5-O ROXO DOS JACARANDÁS
  Quando em abril do ano passado enviei a edição digital da minha primeira novela, O Roxo dos Jacarandás, para os meus amigos e familiares, tive algumas surpresas e muita indecisão. Surpreendi-me porque muitos dos que o receberam, leram realmente o livro e, bastantes, declararam ter gostado e lido com prazer. Ao enviar alguns desses exemplares não esperava que fossem lidos, mas não podia deixar de os remeter por uma questão de cortesia. Quanto ao elogiarem, evidentemente que era uma opinião ‘suspeita’ para mim,  devido aos laços que nos unem, claro, não que estivessem deliberadamente a mentir, mas porque,  sendo um texto escrito por mim,  era lido com benevolência.
 Escrevi esse romance em dois meses, não o deixei amadurecer, nem o revi cuidadosamente, portanto não esperava tão calorosa recetividade. Não, não tem a profundidade de um Joyce, e talvez isso tenha ajudado ao agrado. Em geral, também agradou muito o facto de a novela acabar com quatro finais diferentes, pois como durante a leitura o final era previsto com facilidade, decidi trocar as voltas ao leitor.
 Nunca mais reli essa novela e agora, mais de um ano depois, lembro pouco dela e tenho dificuldade em avaliá-la. Talvez um dia a releia, a amplie, a modifique, ou seja, tente melhorá-la. Só então decidirei se a publico e a coloco nas livrarias.
 Também me surpreendeu muito descobrir que a maior parte dos lisboetas não sabem o nome dos jacarandás que tanto embelezam Lisboa, na primavera.
  Mas acabada essa novela, escrita sem muita determinação, eu perguntava a mim mesmo: porque é que em vez de continuar, como sempre, a leitura de tantos autores que adoro, e outros que ainda penso conhecer, deveria continuar a escrever? Sabendo, como muito bem sei, que já não tenho tempo de vida suficiente para criar leitores. Um escritor leva o seu tempo, maior ou menor, a conquistar o seu público.

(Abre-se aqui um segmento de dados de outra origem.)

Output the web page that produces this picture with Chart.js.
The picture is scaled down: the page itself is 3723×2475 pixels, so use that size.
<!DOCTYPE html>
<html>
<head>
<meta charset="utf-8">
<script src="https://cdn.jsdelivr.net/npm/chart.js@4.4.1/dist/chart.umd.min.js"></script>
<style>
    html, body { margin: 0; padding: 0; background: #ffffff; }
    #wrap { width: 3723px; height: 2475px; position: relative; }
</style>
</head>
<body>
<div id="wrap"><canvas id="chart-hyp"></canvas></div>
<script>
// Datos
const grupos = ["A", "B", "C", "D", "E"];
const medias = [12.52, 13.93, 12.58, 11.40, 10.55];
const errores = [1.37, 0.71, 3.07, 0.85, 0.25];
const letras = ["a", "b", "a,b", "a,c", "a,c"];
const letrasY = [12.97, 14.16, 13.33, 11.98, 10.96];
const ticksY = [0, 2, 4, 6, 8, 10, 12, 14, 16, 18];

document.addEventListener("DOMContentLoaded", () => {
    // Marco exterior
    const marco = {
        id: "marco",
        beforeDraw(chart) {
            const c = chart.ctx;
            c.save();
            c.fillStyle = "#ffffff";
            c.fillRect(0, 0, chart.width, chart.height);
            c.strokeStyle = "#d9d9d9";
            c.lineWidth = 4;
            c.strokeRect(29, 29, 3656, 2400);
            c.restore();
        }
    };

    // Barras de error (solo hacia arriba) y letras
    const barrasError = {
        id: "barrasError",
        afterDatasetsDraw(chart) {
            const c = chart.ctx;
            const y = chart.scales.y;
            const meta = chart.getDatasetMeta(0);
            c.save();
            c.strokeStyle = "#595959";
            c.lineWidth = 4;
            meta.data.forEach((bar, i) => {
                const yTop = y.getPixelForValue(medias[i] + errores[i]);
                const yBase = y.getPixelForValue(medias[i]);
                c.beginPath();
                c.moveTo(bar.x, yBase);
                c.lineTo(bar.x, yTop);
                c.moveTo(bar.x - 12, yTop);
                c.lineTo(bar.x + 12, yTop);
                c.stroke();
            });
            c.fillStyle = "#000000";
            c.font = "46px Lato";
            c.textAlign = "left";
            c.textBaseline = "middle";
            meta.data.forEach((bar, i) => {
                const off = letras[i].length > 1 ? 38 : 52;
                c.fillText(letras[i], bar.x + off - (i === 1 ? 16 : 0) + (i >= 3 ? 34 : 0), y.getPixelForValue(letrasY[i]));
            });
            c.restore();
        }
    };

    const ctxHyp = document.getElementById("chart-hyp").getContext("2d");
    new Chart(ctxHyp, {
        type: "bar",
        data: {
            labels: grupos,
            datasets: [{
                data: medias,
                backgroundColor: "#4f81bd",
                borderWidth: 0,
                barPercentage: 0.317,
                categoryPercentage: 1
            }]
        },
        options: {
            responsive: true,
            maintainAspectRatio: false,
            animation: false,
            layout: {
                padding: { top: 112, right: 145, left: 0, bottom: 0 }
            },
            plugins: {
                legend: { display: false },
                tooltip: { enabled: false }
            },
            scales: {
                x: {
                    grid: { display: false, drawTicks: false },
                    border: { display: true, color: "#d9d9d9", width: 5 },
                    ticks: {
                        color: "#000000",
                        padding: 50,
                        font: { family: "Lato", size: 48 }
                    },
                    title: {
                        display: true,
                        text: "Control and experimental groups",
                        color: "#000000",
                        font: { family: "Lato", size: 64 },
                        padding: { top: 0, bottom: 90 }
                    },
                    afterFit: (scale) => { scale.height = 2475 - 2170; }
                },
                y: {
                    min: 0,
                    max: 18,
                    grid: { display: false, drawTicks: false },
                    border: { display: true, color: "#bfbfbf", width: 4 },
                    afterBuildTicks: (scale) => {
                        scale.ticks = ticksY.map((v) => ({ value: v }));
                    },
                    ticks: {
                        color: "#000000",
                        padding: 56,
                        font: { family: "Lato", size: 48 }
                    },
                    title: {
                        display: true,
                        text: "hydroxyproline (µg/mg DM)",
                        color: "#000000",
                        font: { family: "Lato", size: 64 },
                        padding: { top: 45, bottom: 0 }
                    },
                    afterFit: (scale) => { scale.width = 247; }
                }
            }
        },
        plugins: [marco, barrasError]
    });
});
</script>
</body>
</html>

 Claro não estamos a falar dos autores lançados com uma gigantesca operação de marketing e, que muitas vezes, nem são escritos pelo que aparece como autor. Hoje é muito mais difícil para um escritor português conseguir emergir no mercado nacional, perante a enxurrada de lançamentos de títulos que chegam todos os dias às nossas livrarias, impulsionados por sucesso em outros mercados, de autores de todos os idiomas, países, religiões e raças.

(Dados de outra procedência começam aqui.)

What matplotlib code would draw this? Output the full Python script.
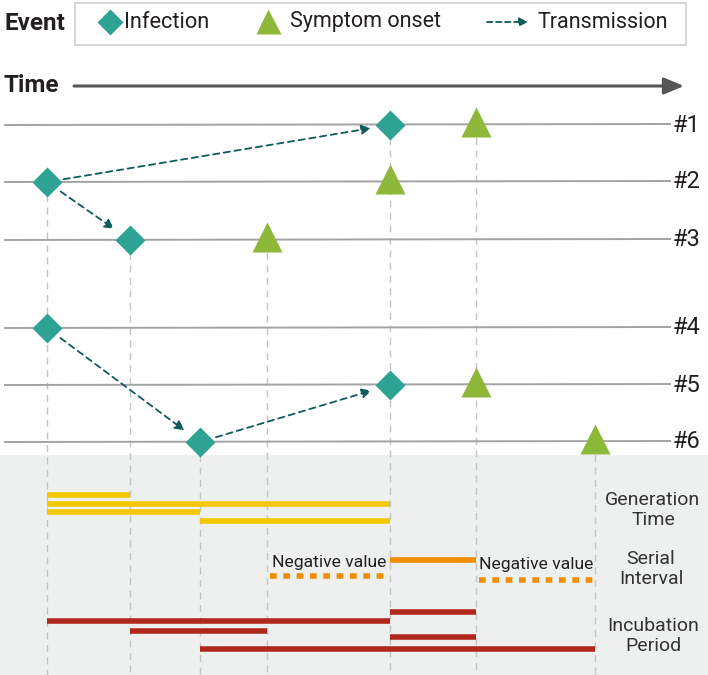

Antes de me decidir a continuar a escrever, cultivei as minhas dúvidas hamletianas, até que me decidi a experimentar de novo. Ocasionalmente, há dias, li em Tabucchi (Viagens e outras Viagens) um texto muito interessante: “Ao escrever imaginamos ser outro e viver uma vida diferente. E estar noutro lugar.” E, ainda: “A literatura – disse um poeta –  é a prova de que a vida não basta.”
  Encontrei nestes textos uma explicação porque desde aí, em treze meses, escrevi mais três livros, dois livros de contos e um romance. Tempo roubado à leitura e à exibição de filmes em casa.
 Mas, voltando a Tabucchi, sim, acho que quando escrevo viajo dentro de mim, ao meu passado, vivido ou desejado, ao encontro dos meus amigos e, especialmente, das mulheres que amei, das pessoas que estimei.
  Não que eu não viaje mais geograficamente, não que eu não continue a cultivar a amizade de alguns bons amigos, não que eu não mais ame intensamente, mas a recordação de uma vida já tão longa e tão cheia, como da que felizmente beneficiei, inunda-me e dá-me vontade de mergulhar de novo em mundos já longe, no tempo, no espaço, na realidade.
   Não tenho a veleidade de escrever, como Neruda, Confesso que Vivi, mas vivi também intensa e entusiasticamente. E amei muito, muito mesmo, mulheres, crianças, escritores, poetas, atores, atrizes e realizadores, cidades, pintores, músicos e compositores e, com persistência, os livros.
 Além de amar os livros passivamente, como leitor, amei-os e amo como editor. Abracei entusiasticamente a arte de editar, a faculdade de levar as mensagens, as ideias, o verbo e o verso, de outros autores até aos seus leitores. Posso garantir que sempre em obras bem cuidadas, no texto e na estética, como sempre foi o meu desígnio, o que, modéstia à parte, consegui.
Recordá-lo faz-me feliz, tentar agora continuar com uma nova editora será um bálsamo. Esta é  a razão de ter  criado agora a  «4 Estações-Editora»,  quatro anos depois de vender a «Vogais & Companhia».
Parafraseando  Pessoa: “Editar é preciso.”